= Agglutinin =

Substance in blood that can promote coagulation and clumping of particles

An agglutinin is a substance in the blood that causes particles to coagulate and aggregate; that is, to change from fluid-like state to a thickened-mass (solid) state.

Agglutinins can be antibodies that cause antigens to aggregate by binding to the antigen-binding sites of antibodies. Agglutinins can also be any substance other than antibodies, such as sugar-binding protein lectins.

When an agglutinin is added to a uniform suspension of particles, such as bacteria or blood, in a test tube (in vitro), agglutinin binds to the agglutinin-specific structure on the particle causing the particles to aggregate and fall to the bottom, leaving a clear suspension. This phenomenon known as agglutination is of great importance in medicine, as it serves as a diagnostic tool.

==Medical relevance==
Reaction of particles with agglutinin is used to indicate present or past host contact with a pathogen. A host infected with a pathogen produces antibodies to neutralize the pathogen. As a result, the blood of a host applied to a diagnostic kit causes the aggregation of the pathogenic particles due to the antigen-agglutinin interaction. Conversely, agglutination can also be used to identify new bacteria or cells with a specific antigen by exposing them to serum containing known agglutinins.

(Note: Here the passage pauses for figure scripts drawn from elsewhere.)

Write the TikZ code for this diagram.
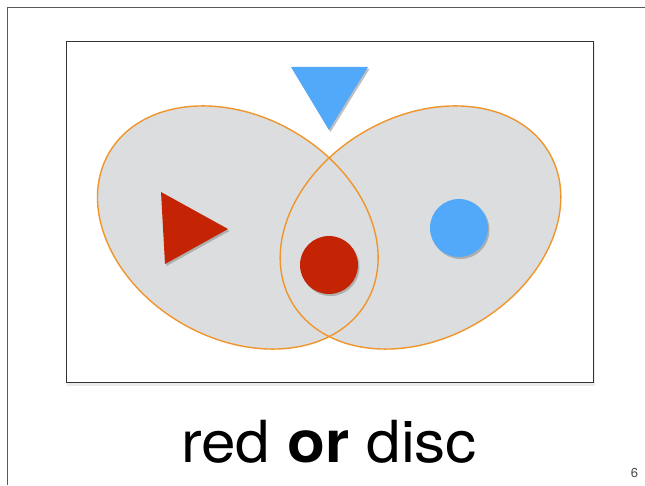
\documentclass[tikz,border=0pt]{standalone}
\usepackage{fontspec}
\setmainfont{TeX Gyre Heros}
\usetikzlibrary{shadows}
\definecolor{setgray}{HTML}{DCDDDF}
\definecolor{setorange}{HTML}{F0952C}
\definecolor{shapered}{HTML}{C52404}
\definecolor{shapeblue}{HTML}{52A8F9}
\tikzset{
  shade/.style={drop shadow={shadow xshift=1.5pt,shadow yshift=-2pt,opacity=.5}},
  setline/.style={setorange,line width=1.4pt}
}
\begin{document}
\begin{tikzpicture}[x=1pt,y=1pt]
      \useasboundingbox (0,0) rectangle (645,485);
      \fill[white] (0,0) rectangle (645,485);
      \draw[black!65,line width=1pt] (7.5,0) -- (7.5,477.5) -- (645,477.5);

      \coordinate (lc) at (237.8,257.5);
      \coordinate (rc) at (420.5,257.5);

      \fill[black!8] (67,99) rectangle (595,443);
      \fill[white] (66,103) rectangle (593,444);
      \draw[black!80,line width=.8pt] (66,103) rectangle (593,444);

      \fill[setgray,rotate around={-30:(lc)}] (lc) ellipse [x radius=148.8pt,y radius=111pt];
      \fill[setgray,rotate around={30:(rc)}] (rc) ellipse [x radius=148.8pt,y radius=111pt];
      \draw[setline,rotate around={-30:(lc)}] (lc) ellipse [x radius=148.8pt,y radius=111pt];
      \draw[setline,rotate around={30:(rc)}] (rc) ellipse [x radius=148.8pt,y radius=111pt];

      \fill[shapeblue,shade] (291,418) -- (368,418) -- (329,355) -- cycle;
      \fill[shapered,shade] (161,293) -- (228,256) -- (165,221) -- cycle;

      \node[circle,fill=shapered,minimum size=58pt,inner sep=0pt,shade] (reddisc) at (329,220) {};
      \node[circle,fill=shapeblue,minimum size=58pt,inner sep=0pt,shade] (bluedisc) at (459,257) {};

      \node[anchor=base,xscale=1.07,font=\fontsize{58}{60}\selectfont,inner sep=0pt] (caption) at (329,23) {red \textbf{or} disc};
      \node[black!70,font=\fontsize{13}{14}\selectfont,inner sep=0pt] (pagenum) at (634.5,12) {6};
    \end{tikzpicture}
\end{document}
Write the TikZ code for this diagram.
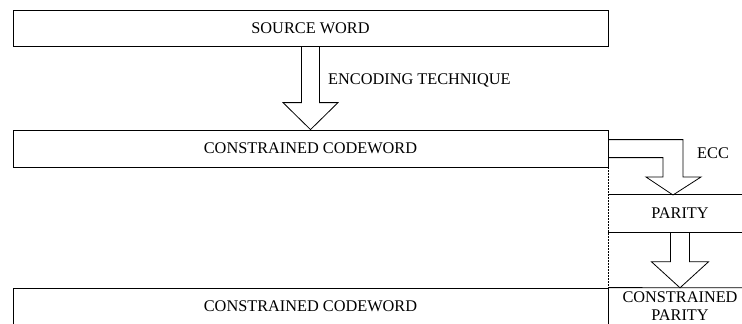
\documentclass[tikz,border=0pt]{standalone}
\usepackage{fontspec}
\setmainfont{Liberation Serif}
\usetikzlibrary{calc}

\tikzset{
  box/.style={draw, line width=0.8pt, inner sep=0pt, minimum height=37pt},
  band/.style={inner sep=0pt, minimum width=144pt, minimum height=37pt, align=center},
  fat/.style={draw, line width=0.8pt, line join=miter},
  lbl/.style={inner sep=0pt, anchor=west}
}
% block arrow: from, to, half shaft, half head, head length
\newcommand\fatarrow[5]{%
  \draw[fat] let \p1=(#1), \p2=(#2) in
    (\x1-#3,\y1) -- (\x1-#3,\y2+#5) -- (\x1-#4,\y2+#5) -- (\x2,\y2)
    -- (\x1+#4,\y2+#5) -- (\x1+#3,\y2+#5) -- (\x1+#3,\y1);}

\begin{document}
\begin{tikzpicture}[x=1pt, y=-1pt, font=\fontsize{16.3}{18}\selectfont]
        \useasboundingbox (0,0) rectangle (742,324);
        \node[box, minimum width=595pt, minimum height=36pt] (src) at (310.5,28) {SOURCE WORD};
        \node[box, minimum width=595pt] (cw1) at (310.5,148.5) {CONSTRAINED CODEWORD};
        \node[band] (par) at (680,213.5) {PARITY};
        \node[box, minimum width=595pt] (cw2) at (310.5,306.5) {CONSTRAINED CODEWORD};
        \node[band] (cpar) at (680,306.5) {CONSTRAINED\\PARITY};
        \coordinate (ecc) at (673,195);
        % parity band and the divider
        \draw[line width=0.8pt] (par.north west) -- (par.north east) (par.south west) -- (par.south east);
        \draw[line width=0.8pt] (cw2.north east) -- (cpar.north east);
        \draw[dash pattern=on 2pt off 1pt, line width=0.9pt] (cw1.south east) -- (cw2.north east);
        % arrows
        \fatarrow{src.south}{cw1.north}{9pt}{27.5pt}{27pt}
        \fatarrow{par.south}{cpar.north}{9.5pt}{28.5pt}{26pt}
        \draw[fat] ($(cw1.north east)+(0,10)$) -| ($(ecc)+(10,-18)$) -- ++(18,0) -- (ecc)
          -- ++(-27,-18) -- ++(17,0) |- ($(cw1.north east)+(0,28)$);
        \node[lbl] (enclbl) at (328,80) {ENCODING TECHNIQUE};
        \node[lbl] (ecclbl) at (697,153) {ECC};
      \end{tikzpicture}
\end{document}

Agglutination, using blood agglutinins known as hemagglutinins, is used diagnostically to identify blood types of human beings based on the reaction between the erythrocyte (red blood cell) antigens and agglutinins. Human erythrocytes have two main types of antigens (Antigen A and B) expressed in different combinations to give either erythrocytes that express only antigen A, antigen B, antigen A and B together or no antigen at all. When erythrocytes are exposed to hemagglutinins (anti-A and Anti-B antibodies), those expressing antigen A or B coagulate upon contacting anti-A and anti-B hemagglutinins respectively. Erythrocytes expressing both antigens coagulate upon contacting either anti-A or anti-B hemagglutinins while those not expressing any antigen do not coagulate upon contact with any hemagglutinin. This technique serves as a quick and effective method for identifying the blood type of a person and it is essential when blood transfusion has to be performed quickly to replenish lost blood.

==Diseases==

Agglutinin might also be associated with diseases of which the most common is an autoimmune disease known as cold agglutinin disease. In cold agglutinin disease, the body produces agglutinins or antibodies that coagulate erythrocytes and lyse them at room temperature or lower. Under normal circumstances, the lifespan of erythrocytes is 120 days after which they are degraded by the spleen. In individuals that have cold agglutinin disease, the lifespan of erythrocytes is shortened. The rate of erythrocyte production by the bone marrow is lower than the rate of destruction, thus, individuals with cold agglutinin disease develop a form of anemia. A body might produce agglutinins to attack the erythrocytes due to allergies to foods, inhalants, chemicals and infections. A person suffering from this condition will likely have cooler body parts such as fingers, nose, and ears attacked more often than warmer areas such as armpits.